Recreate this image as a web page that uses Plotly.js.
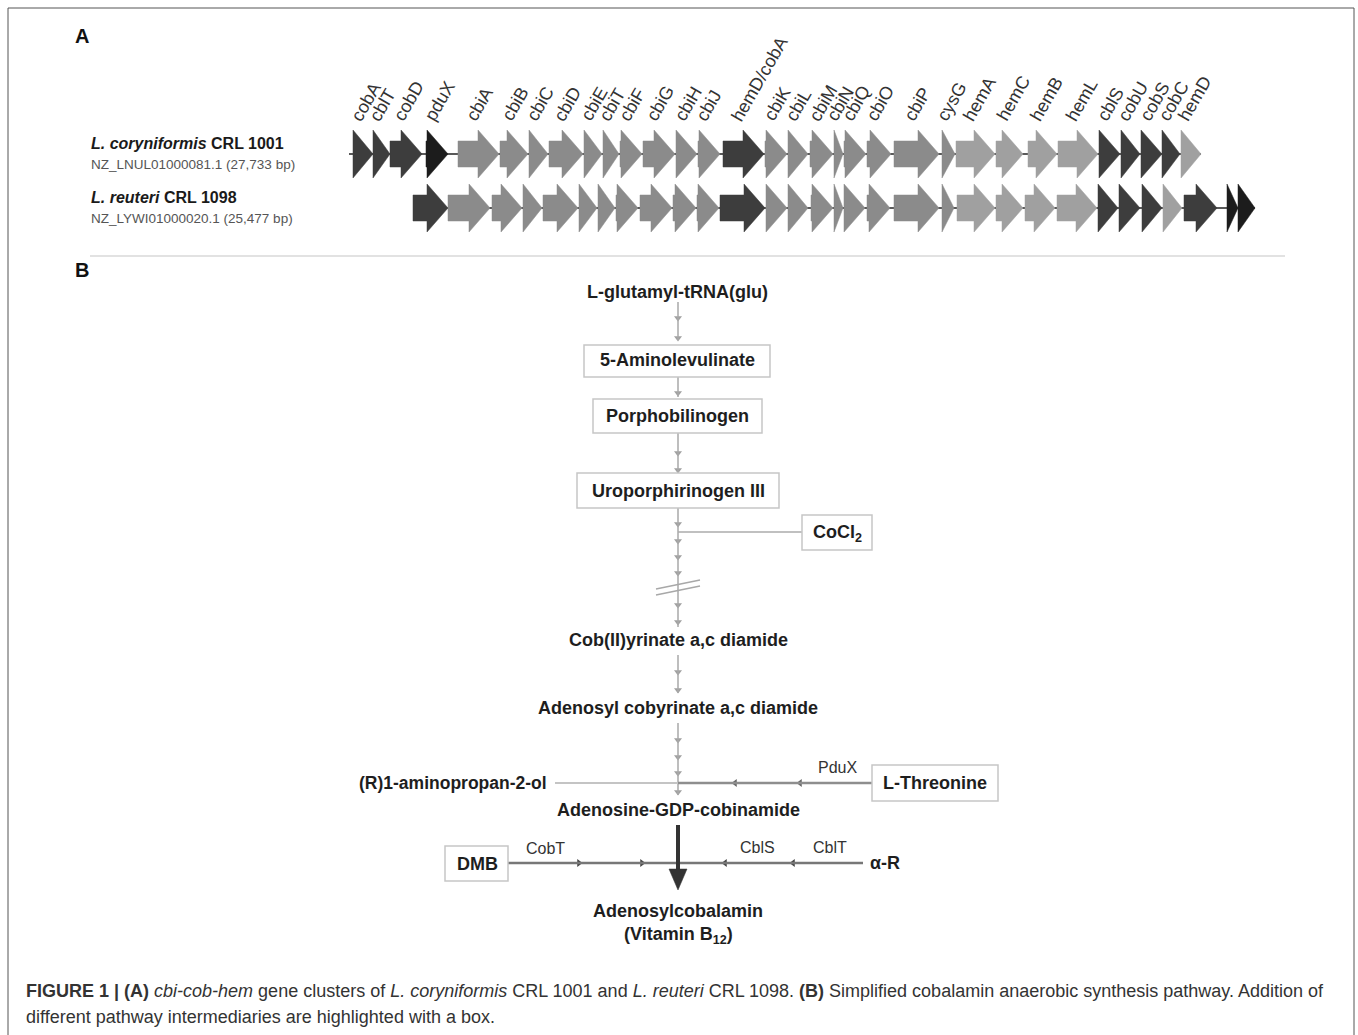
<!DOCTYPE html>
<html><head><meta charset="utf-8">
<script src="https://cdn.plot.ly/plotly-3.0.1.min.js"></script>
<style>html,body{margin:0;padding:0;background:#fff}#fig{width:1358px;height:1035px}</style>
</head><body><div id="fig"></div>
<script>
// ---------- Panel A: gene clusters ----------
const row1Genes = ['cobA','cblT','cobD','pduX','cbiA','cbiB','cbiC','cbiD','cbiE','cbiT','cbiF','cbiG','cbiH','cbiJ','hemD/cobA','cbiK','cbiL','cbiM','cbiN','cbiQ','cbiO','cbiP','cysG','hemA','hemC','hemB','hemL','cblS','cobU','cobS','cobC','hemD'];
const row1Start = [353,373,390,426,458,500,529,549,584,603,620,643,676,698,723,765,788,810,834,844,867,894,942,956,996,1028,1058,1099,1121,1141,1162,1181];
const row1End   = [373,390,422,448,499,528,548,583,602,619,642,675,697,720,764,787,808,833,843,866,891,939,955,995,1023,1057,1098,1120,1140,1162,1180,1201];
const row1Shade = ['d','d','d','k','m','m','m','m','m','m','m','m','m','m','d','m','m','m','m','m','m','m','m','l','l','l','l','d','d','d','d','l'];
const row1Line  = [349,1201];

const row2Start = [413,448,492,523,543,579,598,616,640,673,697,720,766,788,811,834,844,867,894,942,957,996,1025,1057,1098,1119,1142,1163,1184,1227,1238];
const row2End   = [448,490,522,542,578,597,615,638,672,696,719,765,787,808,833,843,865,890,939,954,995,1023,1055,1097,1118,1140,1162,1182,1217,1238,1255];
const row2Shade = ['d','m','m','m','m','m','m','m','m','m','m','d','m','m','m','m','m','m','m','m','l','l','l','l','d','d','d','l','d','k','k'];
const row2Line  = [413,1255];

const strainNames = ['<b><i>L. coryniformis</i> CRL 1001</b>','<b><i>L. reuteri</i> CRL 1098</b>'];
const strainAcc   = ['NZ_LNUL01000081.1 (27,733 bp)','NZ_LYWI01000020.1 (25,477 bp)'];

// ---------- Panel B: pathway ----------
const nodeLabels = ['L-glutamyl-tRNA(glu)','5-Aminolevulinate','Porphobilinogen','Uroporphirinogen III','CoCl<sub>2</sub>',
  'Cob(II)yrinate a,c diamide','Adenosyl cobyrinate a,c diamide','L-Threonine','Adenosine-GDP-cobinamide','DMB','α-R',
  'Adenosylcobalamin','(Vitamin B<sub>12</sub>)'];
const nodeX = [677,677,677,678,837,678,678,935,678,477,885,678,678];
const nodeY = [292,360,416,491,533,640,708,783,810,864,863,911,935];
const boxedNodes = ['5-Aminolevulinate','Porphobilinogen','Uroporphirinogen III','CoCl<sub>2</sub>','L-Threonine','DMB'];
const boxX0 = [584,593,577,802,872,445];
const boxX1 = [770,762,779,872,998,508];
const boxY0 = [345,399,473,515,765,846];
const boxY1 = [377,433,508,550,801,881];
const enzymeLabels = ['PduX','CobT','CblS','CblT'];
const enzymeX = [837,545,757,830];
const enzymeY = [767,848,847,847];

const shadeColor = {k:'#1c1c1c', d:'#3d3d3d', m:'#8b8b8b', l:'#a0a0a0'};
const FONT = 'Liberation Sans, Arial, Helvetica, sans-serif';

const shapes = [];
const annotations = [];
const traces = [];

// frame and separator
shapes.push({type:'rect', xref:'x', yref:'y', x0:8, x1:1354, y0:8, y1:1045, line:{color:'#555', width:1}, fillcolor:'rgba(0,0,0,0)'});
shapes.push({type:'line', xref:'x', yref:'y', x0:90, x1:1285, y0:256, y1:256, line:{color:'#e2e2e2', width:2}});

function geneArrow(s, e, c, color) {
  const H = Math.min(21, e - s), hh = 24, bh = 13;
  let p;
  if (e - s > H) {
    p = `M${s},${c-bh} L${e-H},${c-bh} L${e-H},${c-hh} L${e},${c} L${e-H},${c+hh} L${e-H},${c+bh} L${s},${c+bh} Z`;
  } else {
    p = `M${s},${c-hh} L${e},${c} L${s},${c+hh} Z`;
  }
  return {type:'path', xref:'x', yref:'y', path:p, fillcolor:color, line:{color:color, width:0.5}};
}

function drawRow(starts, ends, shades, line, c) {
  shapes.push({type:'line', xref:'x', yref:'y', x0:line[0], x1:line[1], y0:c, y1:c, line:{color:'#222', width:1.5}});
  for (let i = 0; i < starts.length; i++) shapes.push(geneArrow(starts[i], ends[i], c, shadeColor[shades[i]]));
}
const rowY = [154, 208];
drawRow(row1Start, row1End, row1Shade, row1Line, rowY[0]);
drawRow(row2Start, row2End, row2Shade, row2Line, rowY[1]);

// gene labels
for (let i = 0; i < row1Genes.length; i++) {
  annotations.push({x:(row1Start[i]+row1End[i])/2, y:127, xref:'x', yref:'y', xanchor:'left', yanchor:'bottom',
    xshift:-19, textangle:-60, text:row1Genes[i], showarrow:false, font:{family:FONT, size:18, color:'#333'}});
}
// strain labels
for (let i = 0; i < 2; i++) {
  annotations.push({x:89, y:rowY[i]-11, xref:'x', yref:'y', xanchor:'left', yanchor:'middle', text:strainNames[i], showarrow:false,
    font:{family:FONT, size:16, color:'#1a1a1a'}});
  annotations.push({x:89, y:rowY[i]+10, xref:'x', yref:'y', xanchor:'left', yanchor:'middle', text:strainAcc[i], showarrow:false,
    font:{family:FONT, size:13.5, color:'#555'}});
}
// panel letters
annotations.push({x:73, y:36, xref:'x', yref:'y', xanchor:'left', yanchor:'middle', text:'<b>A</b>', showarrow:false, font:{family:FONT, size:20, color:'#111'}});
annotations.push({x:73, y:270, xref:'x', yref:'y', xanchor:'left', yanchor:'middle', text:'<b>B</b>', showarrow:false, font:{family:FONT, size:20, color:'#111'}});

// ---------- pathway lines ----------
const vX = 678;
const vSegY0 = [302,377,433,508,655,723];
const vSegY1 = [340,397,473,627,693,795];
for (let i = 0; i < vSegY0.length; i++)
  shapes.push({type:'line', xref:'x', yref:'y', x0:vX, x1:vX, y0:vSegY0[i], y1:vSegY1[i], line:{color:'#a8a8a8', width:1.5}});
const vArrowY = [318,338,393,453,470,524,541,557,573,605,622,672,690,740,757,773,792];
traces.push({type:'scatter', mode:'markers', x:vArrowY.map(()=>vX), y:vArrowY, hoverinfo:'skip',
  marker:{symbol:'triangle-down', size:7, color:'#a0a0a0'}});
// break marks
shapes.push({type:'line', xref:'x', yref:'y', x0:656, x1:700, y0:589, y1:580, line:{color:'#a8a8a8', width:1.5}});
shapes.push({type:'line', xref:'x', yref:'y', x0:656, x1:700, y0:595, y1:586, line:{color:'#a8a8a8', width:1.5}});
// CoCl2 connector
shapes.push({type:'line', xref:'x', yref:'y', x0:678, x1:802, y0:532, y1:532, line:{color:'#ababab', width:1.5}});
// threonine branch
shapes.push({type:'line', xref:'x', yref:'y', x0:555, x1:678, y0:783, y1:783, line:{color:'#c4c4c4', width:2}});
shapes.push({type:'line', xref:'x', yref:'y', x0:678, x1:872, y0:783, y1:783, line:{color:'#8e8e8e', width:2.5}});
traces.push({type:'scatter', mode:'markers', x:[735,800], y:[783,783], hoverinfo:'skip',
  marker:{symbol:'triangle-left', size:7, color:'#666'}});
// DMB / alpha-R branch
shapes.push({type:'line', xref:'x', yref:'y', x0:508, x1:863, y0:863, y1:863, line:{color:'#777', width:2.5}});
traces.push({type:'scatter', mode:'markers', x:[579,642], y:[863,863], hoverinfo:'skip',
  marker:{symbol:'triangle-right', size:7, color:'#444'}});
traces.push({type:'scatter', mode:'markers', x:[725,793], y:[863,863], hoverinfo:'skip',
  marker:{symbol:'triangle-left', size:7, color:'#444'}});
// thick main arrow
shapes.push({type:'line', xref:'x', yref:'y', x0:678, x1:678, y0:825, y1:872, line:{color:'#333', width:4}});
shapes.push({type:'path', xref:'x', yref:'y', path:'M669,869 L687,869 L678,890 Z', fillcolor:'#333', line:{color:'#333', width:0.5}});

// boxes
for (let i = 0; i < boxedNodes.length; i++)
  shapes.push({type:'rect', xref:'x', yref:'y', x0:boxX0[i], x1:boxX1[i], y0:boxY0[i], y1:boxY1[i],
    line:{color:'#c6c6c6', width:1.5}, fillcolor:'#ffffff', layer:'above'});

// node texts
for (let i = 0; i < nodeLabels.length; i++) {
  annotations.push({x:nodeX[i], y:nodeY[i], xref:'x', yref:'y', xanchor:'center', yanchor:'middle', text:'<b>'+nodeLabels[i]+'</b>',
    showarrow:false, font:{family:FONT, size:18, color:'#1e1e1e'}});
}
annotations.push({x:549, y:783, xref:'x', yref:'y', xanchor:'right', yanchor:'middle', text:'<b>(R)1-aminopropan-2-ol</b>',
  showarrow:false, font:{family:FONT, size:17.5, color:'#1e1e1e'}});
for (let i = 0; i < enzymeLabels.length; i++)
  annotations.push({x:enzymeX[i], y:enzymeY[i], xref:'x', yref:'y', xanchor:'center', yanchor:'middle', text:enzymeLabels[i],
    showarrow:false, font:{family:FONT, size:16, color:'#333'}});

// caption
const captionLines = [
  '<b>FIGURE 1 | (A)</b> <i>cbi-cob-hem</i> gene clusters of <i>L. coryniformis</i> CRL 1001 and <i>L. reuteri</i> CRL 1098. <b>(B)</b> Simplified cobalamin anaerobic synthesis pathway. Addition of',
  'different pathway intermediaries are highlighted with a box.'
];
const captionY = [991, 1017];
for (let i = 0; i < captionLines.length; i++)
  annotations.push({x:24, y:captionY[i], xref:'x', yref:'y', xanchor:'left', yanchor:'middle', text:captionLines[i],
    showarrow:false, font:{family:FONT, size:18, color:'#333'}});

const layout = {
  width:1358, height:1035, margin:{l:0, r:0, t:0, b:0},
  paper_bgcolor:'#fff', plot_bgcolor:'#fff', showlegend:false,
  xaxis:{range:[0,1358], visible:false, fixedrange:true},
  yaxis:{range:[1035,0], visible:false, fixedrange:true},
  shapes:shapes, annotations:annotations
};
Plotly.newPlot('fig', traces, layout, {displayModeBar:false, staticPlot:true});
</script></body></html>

==============================

WHAT IS REQUIRED:
Only the lines from the start of the material through the line containing "bp)','NZ_LYWI01000020.1 (25,477 bp)'];" should be transcribed. Pictures stay out.

FULL RESPONSE:
Recreate this image as a web page that uses Plotly.js.
<!DOCTYPE html>
<html><head><meta charset="utf-8">
<script src="https://cdn.plot.ly/plotly-3.0.1.min.js"></script>
<style>html,body{margin:0;padding:0;background:#fff}#fig{width:1358px;height:1035px}</style>
</head><body><div id="fig"></div>
<script>
// ---------- Panel A: gene clusters ----------
const row1Genes = ['cobA','cblT','cobD','pduX','cbiA','cbiB','cbiC','cbiD','cbiE','cbiT','cbiF','cbiG','cbiH','cbiJ','hemD/cobA','cbiK','cbiL','cbiM','cbiN','cbiQ','cbiO','cbiP','cysG','hemA','hemC','hemB','hemL','cblS','cobU','cobS','cobC','hemD'];
const row1Start = [353,373,390,426,458,500,529,549,584,603,620,643,676,698,723,765,788,810,834,844,867,894,942,956,996,1028,1058,1099,1121,1141,1162,1181];
const row1End   = [373,390,422,448,499,528,548,583,602,619,642,675,697,720,764,787,808,833,843,866,891,939,955,995,1023,1057,1098,1120,1140,1162,1180,1201];
const row1Shade = ['d','d','d','k','m','m','m','m','m','m','m','m','m','m','d','m','m','m','m','m','m','m','m','l','l','l','l','d','d','d','d','l'];
const row1Line  = [349,1201];

const row2Start = [413,448,492,523,543,579,598,616,640,673,697,720,766,788,811,834,844,867,894,942,957,996,1025,1057,1098,1119,1142,1163,1184,1227,1238];
const row2End   = [448,490,522,542,578,597,615,638,672,696,719,765,787,808,833,843,865,890,939,954,995,1023,1055,1097,1118,1140,1162,1182,1217,1238,1255];
const row2Shade = ['d','m','m','m','m','m','m','m','m','m','m','d','m','m','m','m','m','m','m','m','l','l','l','l','d','d','d','l','d','k','k'];
const row2Line  = [413,1255];

const strainNames = ['<b><i>L. coryniformis</i> CRL 1001</b>','<b><i>L. reuteri</i> CRL 1098</b>'];
const strainAcc   = ['NZ_LNUL01000081.1 (27,733 bp)','NZ_LYWI01000020.1 (25,477 bp)'];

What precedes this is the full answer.